Global air cargo demand was up 3.4% year on year in 2025, with international traffic rising by 4.2%, according to the latest data from the International Air Transport Association (IATA).
IATA director general, Willie Walsh, described this as a “strong performance,” driven largely by continued growth in e-commerce.
According to IATA, full-year cargo yields fell 1.5% year on year, marking the smallest drop in three years, and remaining 37.2% above 2019 levels.
Air cargo performance in 2025 varied sharply by region.
Asia-Pacific airlines recorded the strongest growth with demand up 8.4% year on year and capacity rising 7.4%, IATA data showed.
African carriers also posted solid results, with demand increasing 6.0%, while Europe and Latin America saw modest full-year demand growth of 2.9% and 2.3%, respectively,
Middle Eastern carriers saw modest annual demand growth of 0.3%. North America was the only region to see a decline, with demand down 1.3% in 2025.

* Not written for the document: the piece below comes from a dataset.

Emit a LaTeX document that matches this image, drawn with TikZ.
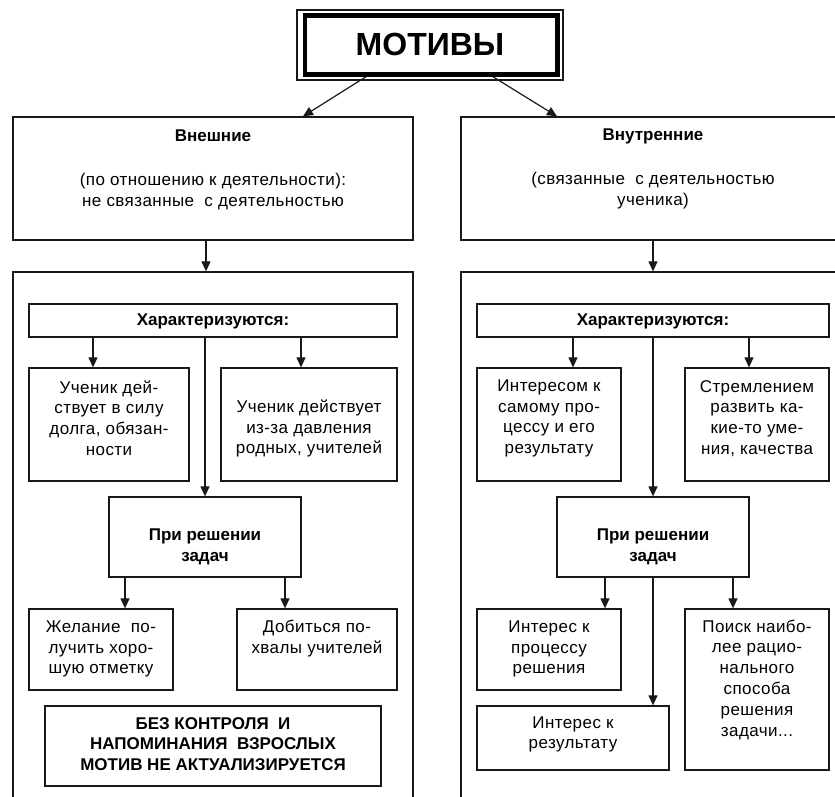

Additionally, 2025 trade lane data showed “a clear shift” in global air cargo flows from Asia–North America to Asia–Europe, which IATA attributed to tariff pressures and the removal of the US de minimis exemption. Within Asia, and the Middle East–Asia corridor also recorded strong growth, IATA noted.
“Global e-commerce strength drove volumes, even as trading relationships with the US faced rising tariffs, the removal of de minimis tariff exemptions, and continuing policy uncertainty,’ said Walsh.
IATA said it expects moderate growth of 2.4% in 2026, in line with historical trends.
“Whatever trading patterns emerge, we can be confident that reliance on air cargo to keep global supply chains running will remain, with carriers responding to the challenge by deploying capacity and designing their networks for optimum flexibility,” Walsh added.
In 2025, the Asia-Pacific region accounted for 35.9% of cargo traffic in tonne-kilometres, followed by North America (24.5%), Europe (21.4%), , Middle East (13.2%), Latin America and Caribbean (2.9%) and Africa (2.1%).